The clock hand off version of the twin paradox is when clock info is transferred at the point an outgoing ship meets an incoming ship. For example an outgoing ship at .6c, clock sync'd to earth on takeoff, will sync an incoming ship's clock 3 ly from earth so that when he meets up with the earth clock at .6c, the time on the ship's clock is 2 yrs less than the earth clock at earth in agreement with the results from a normal twin paradox scenario.

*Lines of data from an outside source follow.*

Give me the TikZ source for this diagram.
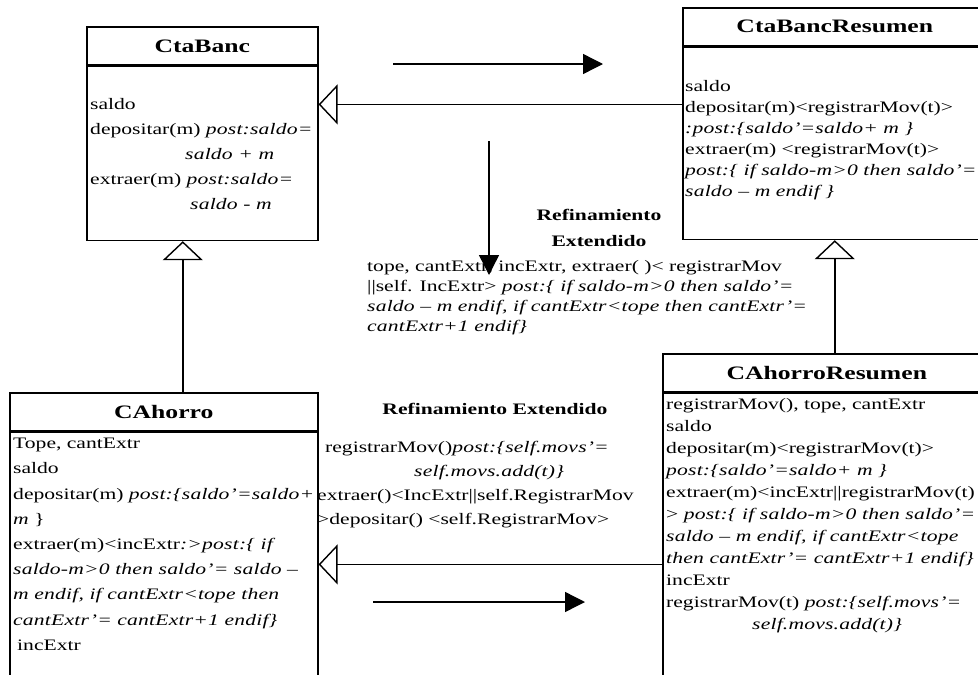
\documentclass[tikz,border=0pt]{standalone}
\usepackage{fontspec}
\setmainfont{Liberation Serif}[FakeStretch=1.35, ItalicFeatures={LetterSpace=1.2}]
\usetikzlibrary{arrows.meta,positioning}
\newcommand{\cond}[1]{\textit{#1}}
\tikzset{
  hdr/.style={draw, line width=1.6pt, minimum height=38pt, inner sep=0pt,
    font=\fontsize{19}{23}\selectfont\bfseries},
  bodybox/.style={draw, line width=1.6pt, inner sep=0pt},
  lines/.style={align=left, inner sep=0pt, anchor=north west},
  inherit/.style={line width=1.4pt, -{Triangle[open, length=19pt, width=40pt]}},
  dirarrow/.style={line width=1.4pt, -{Triangle[length=20pt, width=20pt]}},
  refi/.style={font=\fontsize{16}{26}\selectfont\bfseries, align=center, inner sep=0pt}
}

\begin{document}
\begin{tikzpicture}[x=1pt, y=-1pt]
    \useasboundingbox (0,0) rectangle (978,675);
    \fill [white] (0,0) rectangle (978,675);
    \clip (0,0) rectangle (978,675);
    % class boxes
    \node [hdr, minimum width=231pt, anchor=north west] (ctabanc-h) at (86,26) {CtaBanc};
    \node [bodybox, minimum width=231pt, minimum height=174pt, anchor=north] (ctabanc-b) at (ctabanc-h.south) {};
    \node [hdr, minimum width=304pt, anchor=north west] (cbres-h) at (682,7) {CtaBancResumen};
    \node [bodybox, minimum width=304pt, minimum height=192pt, anchor=north] (cbres-b) at (cbres-h.south) {};
    \node [hdr, minimum width=308pt, anchor=north west] (cahorro-h) at (9,392) {CAhorro};
    \node [bodybox, minimum width=308pt, minimum height=300pt, anchor=north] (cahorro-b) at (cahorro-h.south) {};
    \node [hdr, minimum width=328pt, anchor=north west] (cares-h) at (662,353) {CAhorroResumen};
    \node [bodybox, minimum width=328pt, minimum height=300pt, anchor=north] (cares-b) at (cares-h.south) {};
    % class contents
    \node [lines, font=\fontsize{16}{25}\selectfont] (ctabanc-t) at (90,98)
      {saldo\\ depositar(m) \cond{post:saldo=}\\ \hspace*{95pt}\cond{saldo + m}\\
       extraer(m) \cond{post:saldo=}\\ \hspace*{100pt}\cond{saldo - m}};
    \node [lines, font=\fontsize{16}{21}\selectfont] (cbres-t) at (685,80)
      {saldo\\ depositar(m)<registrarMov(t)>\\ \cond{:post:\{saldo'=saldo+ m \}}\\
       extraer(m) <registrarMov(t)>\\ \cond{post:\{ if saldo-m>0 then saldo'=}\\
       \cond{saldo -- m endif \}}};
    \node [lines, font=\fontsize{16}{25.2}\selectfont] (cahorro-t) at (13,438)
      {Tope, cantExtr\\ saldo\\ depositar(m) \cond{post:\{saldo'=saldo+}\\ \cond{m} \}\\
       extraer(m)<incExtr\cond{:>post:\{ if}\\ \cond{saldo-m>0 then saldo'= saldo --}\\
       \cond{m endif, if cantExtr<tope then}\\ \cond{cantExtr'= cantExtr+1 endif\}}\\
       \hspace*{4pt}incExtr};
    \node [lines, font=\fontsize{16}{22}\selectfont] (cares-t) at (666,398)
      {registrarMov(), tope, cantExtr\\ saldo\\ depositar(m)<registrarMov(t)>\\
       \cond{post:\{saldo'=saldo+ m \}}\\ extraer(m)<incExtr||registrarMov(t)\\
       > \cond{post:\{ if saldo-m>0 then saldo'=}\\ \cond{saldo -- m endif, if cantExtr<tope}\\
       \cond{then cantExtr'= cantExtr+1 endif\}}\\ incExtr\\
       registrarMov(t) \cond{post:\{self.movs'=}\\ \hspace*{86pt}\cond{self.movs.add(t)\}}};
    % refinements
    \node [refi] (ref1) at (599,228) {Refinamiento\\Extendido};
    \node [lines, font=\fontsize{16}{20}\selectfont] (ref1-t) at (367,260)
      {tope, cantExtr, incExtr, extraer( )< registrarMov\\
       ||self. IncExtr> \cond{post:\{ if saldo-m>0 then saldo'=}\\
       \cond{saldo -- m endif, if cantExtr<tope then cantExtr'=}\\ \cond{cantExtr+1 endif\}}};
    \node [refi] (ref2) at (495,409) {Refinamiento Extendido};
    \node [lines, font=\fontsize{16}{24}\selectfont] (ref2-t) at (317,441)
      {\hspace*{8pt}registrarMov()\cond{post:\{self.movs'=}\\ \hspace*{97pt}\cond{self.movs.add(t)\}}\\
       extraer()<IncExtr||self.RegistrarMov\\ >depositar() <self.RegistrarMov>};
    % generalizations
    \coordinate (gen1) at ([yshift=39pt]cbres-b.west);
    \draw [inherit] (gen1) -- (gen1 -| ctabanc-b.east);
    \coordinate (gen2) at ([xshift=-19.5pt]ctabanc-b.south);
    \draw [inherit] (gen2 |- cahorro-h.north) -- (gen2);
    \draw [inherit] (cbres-b.south |- cares-h.north) -- (cbres-b.south);
    \coordinate (gen4) at ([yshift=-21pt]cares-b.west);
    \draw [inherit] (gen4) -- (gen4 -| cahorro-b.east);
    % direction of refinement
    \draw [dirarrow] (393,64) -- (603,64);
    \draw [dirarrow] (489,141) -- (489,275);
    \draw [dirarrow] (373,602) -- (585,602);
\end{tikzpicture}
\end{document}
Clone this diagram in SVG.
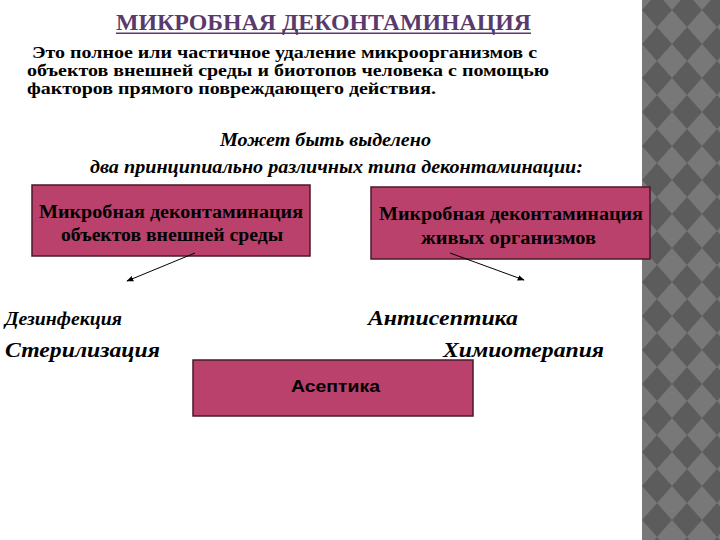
<svg xmlns="http://www.w3.org/2000/svg" width="720" height="540" viewBox="0 0 720 540">
<style>
.t{font-family:"Liberation Serif","Times New Roman",serif;font-weight:bold;fill:#000}
.i{font-style:italic}
.box{fill:#b9416c;stroke:#4a1828;stroke-width:1.5}
.conn{stroke:#000;stroke-width:1;fill:none;marker-end:url(#ah)}
</style>
<defs>
<pattern id="dia" x="642" y="-7" width="30" height="34" patternUnits="userSpaceOnUse">
<rect width="30" height="34" fill="#787878"/>
<polygon points="15,0 30,17 15,34 0,17" fill="#5c5c5c"/>
</pattern>
<marker id="ah" viewBox="0 0 10 10" refX="9" refY="5" markerWidth="7" markerHeight="7" orient="auto" markerUnits="userSpaceOnUse">
<path d="M0,1 L10,5 L0,9 z" fill="#000"/>
</marker>
</defs>
<rect width="720" height="540" fill="#fff"/>
<rect x="642" y="0" width="78" height="540" fill="url(#dia)"/>

<g id="title">
<text class="t" x="116" y="30" font-size="23" style="fill:#5a3a6d" textLength="415" lengthAdjust="spacingAndGlyphs">МИКРОБНАЯ ДЕКОНТАМИНАЦИЯ</text>
<rect x="116" y="32.5" width="415" height="1.5" fill="#5a3a6d"/>
</g>
<g id="definition">
<text class="t" x="32" y="58" font-size="16.5" textLength="505" lengthAdjust="spacingAndGlyphs">Это полное или частичное удаление микроорганизмов с</text>
<text class="t" x="27" y="76" font-size="16.5" textLength="522" lengthAdjust="spacingAndGlyphs">объектов внешней среды и биотопов человека с помощью</text>
<text class="t" x="27" y="94" font-size="16.5" textLength="409" lengthAdjust="spacingAndGlyphs">факторов прямого повреждающего действия.</text>
</g>
<g id="subtitle">
<text class="t i" x="220" y="146" font-size="18" textLength="211" lengthAdjust="spacingAndGlyphs">Может быть выделено</text>
<text class="t i" x="90" y="173" font-size="18" textLength="493" lengthAdjust="spacingAndGlyphs">два принципиально различных типа деконтаминации:</text>
</g>

<g id="node-external">
<rect class="box" x="32" y="185" width="278" height="71"/>
<text class="t" x="39" y="218" font-size="18" textLength="264" lengthAdjust="spacingAndGlyphs">Микробная деконтаминация</text>
<text class="t" x="61" y="241" font-size="18" textLength="222" lengthAdjust="spacingAndGlyphs">объектов внешней среды</text>
</g>
<g id="node-living">
<rect class="box" x="371" y="187" width="279" height="72"/>
<text class="t" x="379" y="220" font-size="18" textLength="264" lengthAdjust="spacingAndGlyphs">Микробная деконтаминация</text>
<text class="t" x="421" y="244" font-size="18" textLength="175" lengthAdjust="spacingAndGlyphs">живых организмов</text>
</g>
<g id="node-asepsis">
<rect class="box" x="193" y="360" width="280" height="56"/>
<text x="291" y="392" font-family="Liberation Sans, Arial, sans-serif" font-weight="bold" font-size="17" textLength="89" lengthAdjust="spacingAndGlyphs">Асептика</text>
</g>

<g id="connectors">
<line class="conn" x1="195" y1="253" x2="127" y2="281"/>
<line class="conn" x1="450" y1="253" x2="524" y2="280"/>
</g>

<g id="labels">
<text class="t i" x="5" y="325" font-size="18" textLength="117" lengthAdjust="spacingAndGlyphs">Дезинфекция</text>
<text class="t i" x="368" y="325" font-size="22" textLength="150" lengthAdjust="spacingAndGlyphs">Антисептика</text>
<text class="t i" x="5" y="357" font-size="22" textLength="155" lengthAdjust="spacingAndGlyphs">Стерилизация</text>
<text class="t i" x="443" y="357" font-size="22" textLength="161" lengthAdjust="spacingAndGlyphs">Химиотерапия</text>
</g>
</svg>
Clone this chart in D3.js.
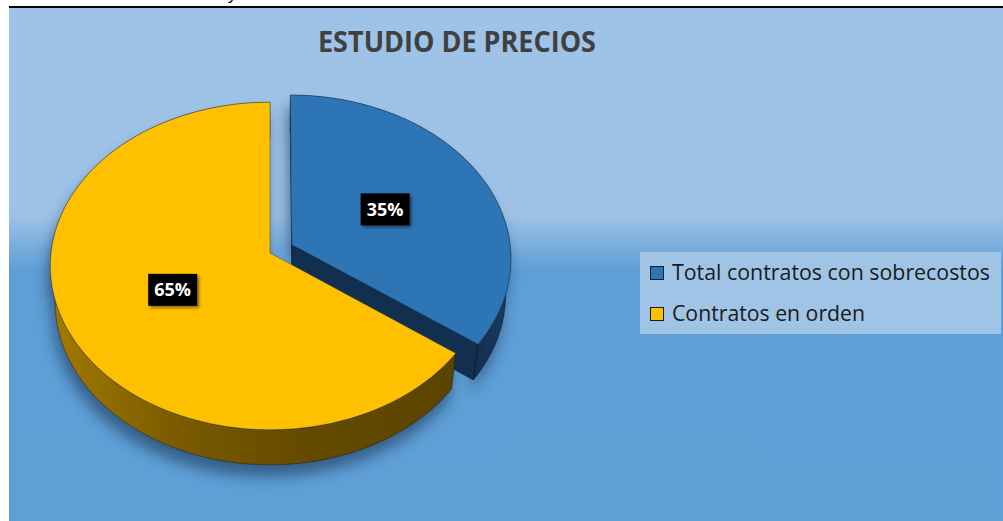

Why do I ask if this is fake?
The ships and earth are all engaged in constant relative velocity so they are all ageing at the same proper time rate relative to each other as if they were all stationary. The only thing subject to a frame jump, which is what causes age difference in the twin paradox, is the clock info. The incoming ship itself has not experienced a frame jump so the clock in the ship will not reflect the ageing the rest of the ship does. The captain will not end up ageing a different total time from a valid start than the earth clock as he would after a frame jump in a true twin paradox scenario. (A valid start is determined by syncing the two clocks at co-location and working backward to see when they would have both been zero.)
The info is not subject to the Rindler metric that a real clock would experience in a frame jump. The info instantaneously changes the clock whereas the Rindler metric's effect on time itself takes time to affect a physical clock having frame jumped.